Abdul Samad says because of the robust regulatory regime by Bank Negara, the corporate governance standard is very high and this has been acknowledged by directors from other jurisdictions.

He adds that these directors are surprised by the level of supervision by Bank Negara, which is very detailed and far-reaching.

“We are different from even some of the more advanced countries and some directors are surprised by the reach of Bank Negara. With that high standard, we are complementing it and want to make it higher so that Bank Negara and the regulation side of it can become a lighter touch,” he adds.

He foresees demand for good directors rising due to the requirements of the Securities Commission, Bursa Malaysia and Bank Negara. “I hope, through FIDE FORUM, we can build this pool of directors to meet this need,” he adds.

“There are about 86 banks, insurance companies and takaful operators who are members of PIDM. If there is a nine-year requirement, you have just to work it out. You can be sure that the number of directors who will have to rotate will be more and more, over time. We are working towards that, although we certainly cannot supply all the required numbers,” he says.

Lim, meanwhile, points out that there will always be demand for high-calibre independent directors. Hence, the Register throws the net wider to attract talent from other sectors.

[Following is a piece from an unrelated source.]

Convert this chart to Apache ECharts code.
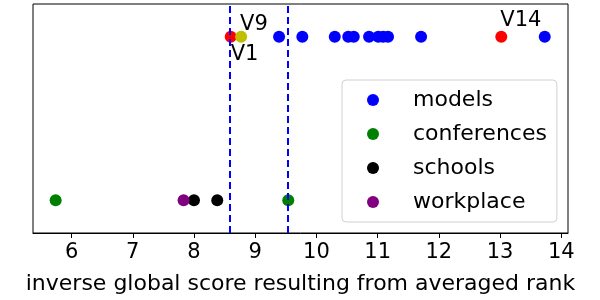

FIDE FORUM also hopes other industries will take the cue. However, there is no template, no one-size-fits-all solution on who can be a director.

However, FIDE FORUM wants each director to understand the role and responsibility of a board director and hence raise the standards of corporate governance and the standard of directors in financial institutions.

Hopefully, PLCs will also have a similar approach. It is the awareness, where there is knowledge sharing on issues like Fintech and cyber threats.

Abdul Samad adds that these are real issues. Hence, directors should not bury their heads in the sand. When something hits, they would not know what to do. Otherwise, it will be too late.

Independent directors on boards of FIs

BNM’s rules also state FIs must have a majority of independent directors on their respective boards, based on the BNM rules.

Abdul Samad said FIDE FORUM is looking for directors with the right character, experience, competencies, traits and drivers.

“We are looking at a well-rounded person to be admitted to the Register in the hope that when he joins the board, he will maintain the basic traits that he has,” he adds.

He says as BNM regulations require more independent directors, FIDE FORUM will support by filling up the vacuum. Now, there are a number of qualified independent directors.

“Before FIDE Forum, it was hard to find and it was through word of mouth, or old boys’ network.

“Now we have the process of identifying the potential directors and we believe we can play a very strategic role in assisting FIs to select Board talent to serve on their boards. In summary, we are looking for directors who are independent and bring value to the board,” adds Abdul Samad.